### EXERCISE INPUTS
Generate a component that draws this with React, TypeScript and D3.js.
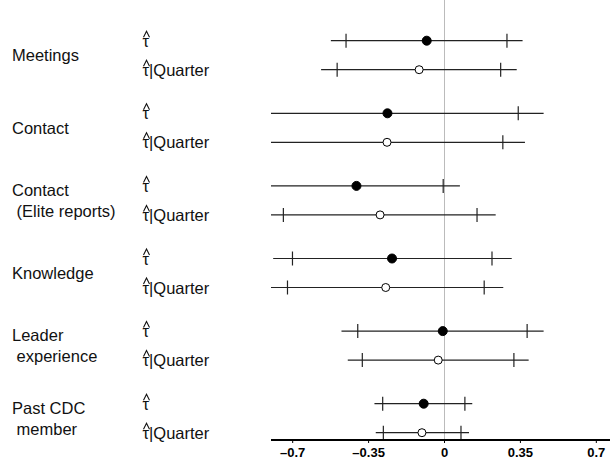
import React from "react";
import * as d3 from "d3";

// groups (two-line labels split with \n)
const groups = ["Meetings", "Contact", "Contact\n (Elite reports)", "Knowledge", "Leader\n experience", "Past CDC\n member"];

// tau-hat: estimate, inner interval, outer interval
const tauEst = [-0.082, -0.263, -0.406, -0.242, -0.008, -0.096];
const tauLo1 = [-0.454, -0.86, -0.9, -0.701, -0.4, -0.285];
const tauHi1 = [0.288, 0.34, -0.006, 0.219, 0.381, 0.094];
const tauLo2 = [-0.524, -1.0, -1.1, -0.79, -0.475, -0.323];
const tauHi2 = [0.36, 0.457, 0.071, 0.31, 0.457, 0.128];

// tau-hat | Quarter
const qEst = [-0.117, -0.265, -0.297, -0.271, -0.029, -0.104];
const qLo1 = [-0.495, -0.83, -0.743, -0.724, -0.379, -0.282];
const qHi1 = [0.259, 0.269, 0.15, 0.183, 0.32, 0.076];
const qLo2 = [-0.569, -0.95, -0.85, -0.82, -0.446, -0.317];
const qHi2 = [0.333, 0.371, 0.236, 0.271, 0.388, 0.113];

const xTicks = [-0.7, -0.35, 0, 0.35, 0.7];

export default function App() {
  const w = 610;
  const h = 464;
  const axisY = 440;
  const font = "'Liberation Sans', Arial, sans-serif";

  const x = d3.scaleLinear().domain([-0.8, 0.8]).range([271, 618]);
  const y = d3.scalePoint<string>().domain(groups).range([40.7, 403.7]);
  const gap = 29;

  const rows: { y: number; est: number; lo1: number; hi1: number; lo2: number; hi2: number; filled: boolean }[] = [];
  groups.forEach((g, i) => {
    const yy = y(g) as number;
    rows.push({ y: yy, est: tauEst[i], lo1: tauLo1[i], hi1: tauHi1[i], lo2: tauLo2[i], hi2: tauHi2[i], filled: true });
    rows.push({ y: yy + gap, est: qEst[i], lo1: qLo1[i], hi1: qHi1[i], lo2: qLo2[i], hi2: qHi2[i], filled: false });
  });

  const fmt = (d: number) => (d === 0 ? "0" : (d < 0 ? "\u2013" : "") + String(Math.abs(d)));

  return (
    <svg width={w} height={h} style={{ position: "absolute", left: 0, top: 0, background: "#fff" }} fontFamily={font}>
      <defs>
        <clipPath id="plot">
          <rect x={x(-0.8)} y={0} width={w - x(-0.8)} height={axisY} />
        </clipPath>
      </defs>

      {/* zero line */}
      <line x1={x(0)} x2={x(0)} y1={0} y2={axisY} stroke="#bbb" strokeWidth={1} />

      {/* group labels */}
      {groups.map((g) => {
        const lines = g.split("\n");
        const mid = (y(g) as number) + gap / 2;
        return (
          <text key={g} x={12} fontSize={16.5} fill="#111" style={{ whiteSpace: "pre" }}>
            {lines.map((l, j) => (
              <tspan key={j} x={12} y={mid + 6 + (j - (lines.length - 1) / 2) * 21}>
                {l}
              </tspan>
            ))}
          </text>
        );
      })}

      {/* row labels: tau with a hat drawn above */}
      {rows.map((r, i) => (
        <g key={"r" + i}>
          <text x={142.5} y={r.y + 6} fontSize={16.5} fill="#111">
            {r.filled ? "\u03c4" : "\u03c4|Quarter"}
          </text>
          <path
            d={`M143.5,${r.y - 3.5} L146.5,${r.y - 9.5} L149.5,${r.y - 3.5}`}
            fill="none"
            stroke="#111"
            strokeWidth={1.1}
          />
        </g>
      ))}

      {/* intervals */}
      <g clipPath="url(#plot)">
        {rows.map((r, i) => (
          <g key={"ci" + i}>
            <line x1={x(r.lo2)} x2={x(r.hi2)} y1={r.y} y2={r.y} stroke="#222" strokeWidth={1.2} />
            {[r.lo1, r.hi1].map((v, k) => (
              <line key={k} x1={x(v)} x2={x(v)} y1={r.y - 7} y2={r.y + 7} stroke="#222" strokeWidth={1.2} />
            ))}
            <circle cx={x(r.est)} cy={r.y} r={r.filled ? 4.5 : 4} fill={r.filled ? "#000" : "#fff"} stroke="#000" strokeWidth={1} />
          </g>
        ))}
      </g>

      {/* x axis */}
      <line x1={x(-0.8)} x2={w} y1={axisY} y2={axisY} stroke="#000" strokeWidth={2} />
      {xTicks.map((t) => (
        <g key={t} transform={`translate(${x(t)},${axisY})`}>
          <line y1={0} y2={3} stroke="#000" strokeWidth={1} />
          <text y={16.5} textAnchor="middle" fontSize={13} fontWeight="bold" fill="#000">
            {fmt(t)}
          </text>
        </g>
      ))}
    </svg>
  );
}
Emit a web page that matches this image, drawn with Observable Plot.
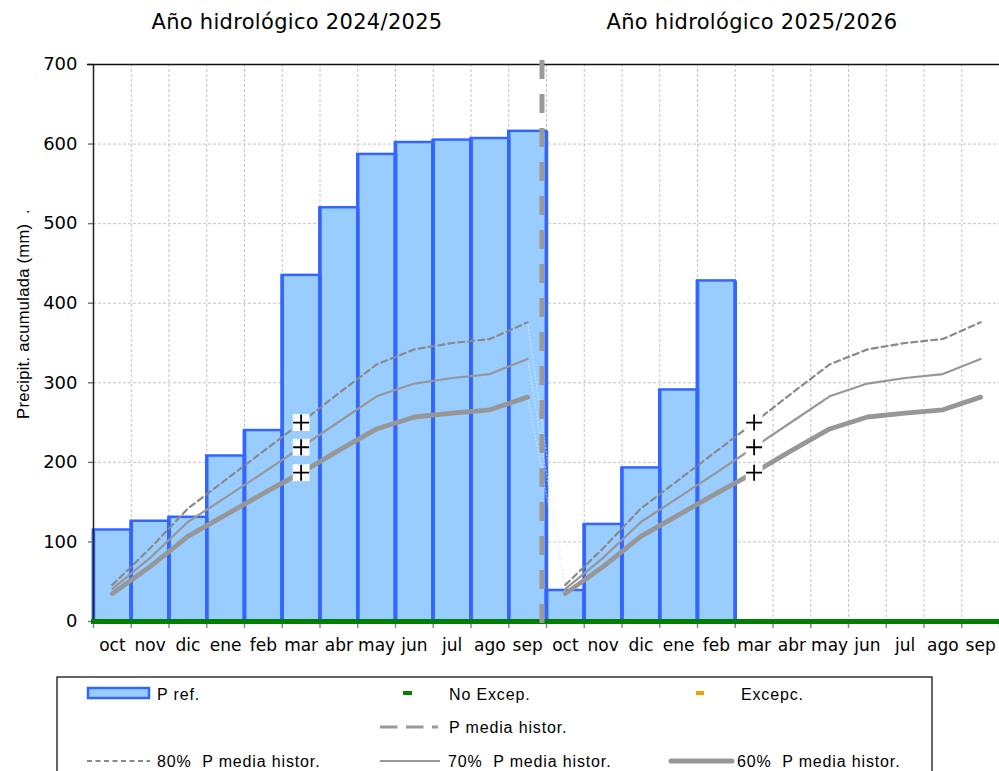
<!DOCTYPE html>
<html>
<head>
<meta charset="utf-8">
<script src="https://cdn.jsdelivr.net/npm/d3@7"></script>
<script src="https://cdn.jsdelivr.net/npm/@observablehq/plot@0.6"></script>
<style>
  body { margin: 0; background: #fff; }
  #wrap { position: relative; width: 999px; height: 771px; overflow: hidden; background: #fff; }
  #chart { position: absolute; left: 0; top: 0; }
  .title { position: absolute; top: 12px; font-family: "DejaVu Sans", sans-serif; font-size: 21px; line-height: 21px; letter-spacing: 0.3px; white-space: nowrap; transform: translateX(-50%); color: #000; }
  #ylabel { position: absolute; left: -107px; top: 304px; width: 260px; height: 20px; line-height: 20px; text-align: center; font-family: "Liberation Sans", Arial, sans-serif; font-size: 16.5px; letter-spacing: 0.3px; white-space: pre; transform: rotate(-90deg); transform-origin: center; color: #000; }
  #legend { position: absolute; left: 0; top: 670px; }
  #legend text { font-family: "Liberation Sans", Arial, sans-serif; font-size: 16px; letter-spacing: 0.85px; white-space: pre; fill: #000; }
</style>
</head>
<body>
<div id="wrap">
  <div id="chart"></div>
  <div class="title" id="t1" style="left:297px"></div>
  <div class="title" id="t2" style="left:752px"></div>
  <div id="ylabel"></div>
  <svg id="legend" width="999" height="101"></svg>
</div>
<script>
// ---------- data ----------
const months = ["oct", "nov", "dic", "ene", "feb", "mar", "abr", "may", "jun", "jul", "ago", "sep"];
const yearTitles = ["Año hidrológico 2024/2025", "Año hidrológico 2025/2026"];
const yLabel = "Precipit. acumulada (mm)  .";
const yTicks = [0, 100, 200, 300, 400, 500, 600, 700];

// accumulated precipitation (P ref.)
const pref2425 = [115, 126, 131, 208, 240, 435, 520, 587, 602, 605, 607, 616];
const pref2526 = [39, 122, 193, 291, 428];

// historical mean percentages (same climatology both years)
const p80 = [46, 92, 142, 178, 214, 250, 287, 323, 342, 350, 355, 376];
const p70 = [41, 80, 125, 156, 187, 219, 251, 283, 299, 306, 311, 330];
const p60 = [35, 69, 107, 134, 161, 187, 215, 242, 257, 262, 266, 282];

const noExcep = [0];          // "No Excep." series lies on zero
const markerMonth = "mar";    // current month markers
const yearBoundary = 12;      // month slot where the second year starts

// ---------- derived tables ----------
const slots = d3.range(24).map(i => ({ i, label: months[i % 12] }));
const bars = [
  ...pref2425.map((v, k) => ({ i: k, v })),
  ...pref2526.map((v, k) => ({ i: 12 + k, v }))
];
function seriesRows(vals, name) {
  const rows = [];
  for (let y = 0; y < 2; y++) vals.forEach((v, k) => rows.push({ x: 12 * y + k + 0.5, v, year: y, name }));
  return rows;
}
const r80 = seriesRows(p80, "80"), r70 = seriesRows(p70, "70"), r60 = seriesRows(p60, "60");
const connectors = [p80, p70, p60].map(s => ({ x1: 11.5, y1: s[11], x2: 12.5, y2: s[0] }));
const mIdx = months.indexOf(markerMonth);
const markers = [];
for (let y = 0; y < 2; y++) [p80, p70, p60].forEach(s => markers.push({ x: 12 * y + mIdx + 0.5, v: s[mIdx] }));

const grey = "#979797";

const chart = Plot.plot({
  width: 999,
  height: 665,
  marginLeft: 93,
  marginRight: 0,
  marginTop: 64,
  marginBottom: 44,
  x: { domain: [0, 24], axis: null },
  y: { domain: [0, 700], axis: null },
  style: { fontFamily: "DejaVu Sans, sans-serif", background: "transparent", overflow: "visible", color: "#000" },
  marks: [
    // grid
    Plot.ruleY(yTicks.filter(t => t > 0 && t < 700), { stroke: "#c4c4c4", strokeWidth: 1, strokeDasharray: "3,2" }),
    Plot.ruleX(d3.range(1, 24), { stroke: "#c4c4c4", strokeWidth: 1, strokeDasharray: "3,2" }),
    // bars
    Plot.rect(bars, { x1: "i", x2: d => d.i + 1, y1: 0, y2: "v", fill: "#99ccff", stroke: "#3366ff", strokeWidth: 2.5 }),
    Plot.ruleX(bars, { x: "i", y1: 0, y2: "v", stroke: "#3366ff", strokeWidth: 3.5 }),
    Plot.ruleX(bars, { x: d => d.i + 1, y1: 0, y2: "v", stroke: "#3366ff", strokeWidth: 3.5 }),
    // faint connectors between years
    Plot.link(connectors, { x1: "x1", y1: "y1", x2: "x2", y2: "y2", stroke: "#e6f0ff", strokeWidth: 0.8, strokeDasharray: "2,1.5" }),
    // historical lines
    Plot.line(r80, { x: "x", y: "v", z: "year", stroke: "#8a8a8a", strokeWidth: 2.2, strokeDasharray: "6,4" }),
    Plot.line(r70, { x: "x", y: "v", z: "year", stroke: grey, strokeWidth: 2.2 }),
    Plot.line(r60, { x: "x", y: "v", z: "year", stroke: grey, strokeWidth: 4.8, strokeLinecap: "round" }),
    // current-month markers
    Plot.dot(markers, { x: "x", y: "v", symbol: "square", r: 9.5, fill: "white", stroke: "none" }),
    Plot.dot(markers, { x: "x", y: "v", symbol: "plus", r: 5.2, stroke: "#000", strokeWidth: 1.8 }),
    // y axis
    Plot.axisY({ ticks: yTicks, tickSize: 5, tickPadding: 11, fontSize: 18, stroke: "#7a7a7a", fill: "#000", strokeWidth: 1.5 }),
    Plot.ruleX([0], { stroke: "#222", strokeWidth: 1.5 }),
    Plot.ruleY([700], { stroke: "#111", strokeWidth: 1.5, insetLeft: -6 }),
    // x ticks at month boundaries
    Plot.axisX({ ticks: d3.range(0, 25), tickFormat: () => "", tickSize: 7, stroke: "#888", strokeWidth: 1.5 }),
    // No Excep. line
    Plot.ruleY(noExcep, { stroke: "#008000", strokeWidth: 5, insetLeft: -2 }),
    // year divider (drawn from the top down so the dash pattern starts at the top)
    Plot.ruleX([yearBoundary], { dx: -4.5, y1: 700, y2: 0, insetTop: -4, insetBottom: -5, stroke: "#9a9a9a", strokeWidth: 5, strokeDasharray: "19,15" }),
    // month labels
    Plot.text(slots, { x: d => d.i + 0.5, text: "label", frameAnchor: "bottom", dy: 29.5, fontSize: 17, fill: "#000" })
  ]
});
document.getElementById("chart").appendChild(chart);
document.getElementById("t1").textContent = yearTitles[0];
document.getElementById("t2").textContent = yearTitles[1];
document.getElementById("ylabel").textContent = yLabel;

// ---------- legend ----------
const L = d3.select("#legend");
const oy = 670;
L.append("rect").attr("x", 57).attr("y", 677 - oy).attr("width", 875).attr("height", 120).attr("fill", "none").attr("stroke", "#000").attr("stroke-width", 1.2);
// row 1
L.append("rect").attr("x", 88).attr("y", 688 - oy).attr("width", 61).attr("height", 10).attr("fill", "#99ccff").attr("stroke", "#3366ff").attr("stroke-width", 2.5);
L.append("text").attr("x", 157).attr("y", 700 - oy).text("P ref.");
L.append("rect").attr("x", 403).attr("y", 691 - oy).attr("width", 9).attr("height", 4).attr("fill", "#008000");
L.append("text").attr("x", 449).attr("y", 700 - oy).text("No Excep.");
L.append("rect").attr("x", 696).attr("y", 691 - oy).attr("width", 8).attr("height", 4).attr("fill", "#ff9900");
L.append("text").attr("x", 741).attr("y", 700 - oy).text("Excepc.");
// row 2
L.append("line").attr("x1", 380).attr("x2", 438).attr("y1", 727 - oy).attr("y2", 727 - oy).attr("stroke", "#9a9a9a").attr("stroke-width", 3).attr("stroke-dasharray", "17.5,8.5");
L.append("text").attr("x", 449).attr("y", 733 - oy).text("P media histor.");
// row 3
L.append("line").attr("x1", 87).attr("x2", 150).attr("y1", 761 - oy).attr("y2", 761 - oy).attr("stroke", "#8a8a8a").attr("stroke-width", 2).attr("stroke-dasharray", "5,3.5");
L.append("text").attr("x", 157).attr("y", 767 - oy).text("80%  P media histor.");
L.append("line").attr("x1", 380).attr("x2", 440).attr("y1", 761 - oy).attr("y2", 761 - oy).attr("stroke", grey).attr("stroke-width", 2);
L.append("text").attr("x", 448).attr("y", 767 - oy).text("70%  P media histor.");
L.append("line").attr("x1", 671).attr("x2", 732).attr("y1", 761 - oy).attr("y2", 761 - oy).attr("stroke", grey).attr("stroke-width", 5).attr("stroke-linecap", "round");
L.append("text").attr("x", 737).attr("y", 767 - oy).text("60%  P media histor.");
</script>
</body>
</html>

### DESCRIPTION OF THE TASK
Could you repeat exactly the lines from the first one of the records above through the line containing "const fmt = (d: number)", leaving out any pictures?

### REPLY TO THE TASK
Generate a component that draws this with React, TypeScript and D3.js.
import React from "react";
import * as d3 from "d3";

// groups (two-line labels split with \n)
const groups = ["Meetings", "Contact", "Contact\n (Elite reports)", "Knowledge", "Leader\n experience", "Past CDC\n member"];

// tau-hat: estimate, inner interval, outer interval
const tauEst = [-0.082, -0.263, -0.406, -0.242, -0.008, -0.096];
const tauLo1 = [-0.454, -0.86, -0.9, -0.701, -0.4, -0.285];
const tauHi1 = [0.288, 0.34, -0.006, 0.219, 0.381, 0.094];
const tauLo2 = [-0.524, -1.0, -1.1, -0.79, -0.475, -0.323];
const tauHi2 = [0.36, 0.457, 0.071, 0.31, 0.457, 0.128];

// tau-hat | Quarter
const qEst = [-0.117, -0.265, -0.297, -0.271, -0.029, -0.104];
const qLo1 = [-0.495, -0.83, -0.743, -0.724, -0.379, -0.282];
const qHi1 = [0.259, 0.269, 0.15, 0.183, 0.32, 0.076];
const qLo2 = [-0.569, -0.95, -0.85, -0.82, -0.446, -0.317];
const qHi2 = [0.333, 0.371, 0.236, 0.271, 0.388, 0.113];

const xTicks = [-0.7, -0.35, 0, 0.35, 0.7];

export default function App() {
  const w = 610;
  const h = 464;
  const axisY = 440;
  const font = "'Liberation Sans', Arial, sans-serif";

  const x = d3.scaleLinear().domain([-0.8, 0.8]).range([271, 618]);
  const y = d3.scalePoint<string>().domain(groups).range([40.7, 403.7]);
  const gap = 29;

  const rows: { y: number; est: number; lo1: number; hi1: number; lo2: number; hi2: number; filled: boolean }[] = [];
  groups.forEach((g, i) => {
    const yy = y(g) as number;
    rows.push({ y: yy, est: tauEst[i], lo1: tauLo1[i], hi1: tauHi1[i], lo2: tauLo2[i], hi2: tauHi2[i], filled: true });
    rows.push({ y: yy + gap, est: qEst[i], lo1: qLo1[i], hi1: qHi1[i], lo2: qLo2[i], hi2: qHi2[i], filled: false });
  });

  const fmt = (d: number) => (d === 0 ? "0" : (d < 0 ? "\u2013" : "") + String(Math.abs(d)));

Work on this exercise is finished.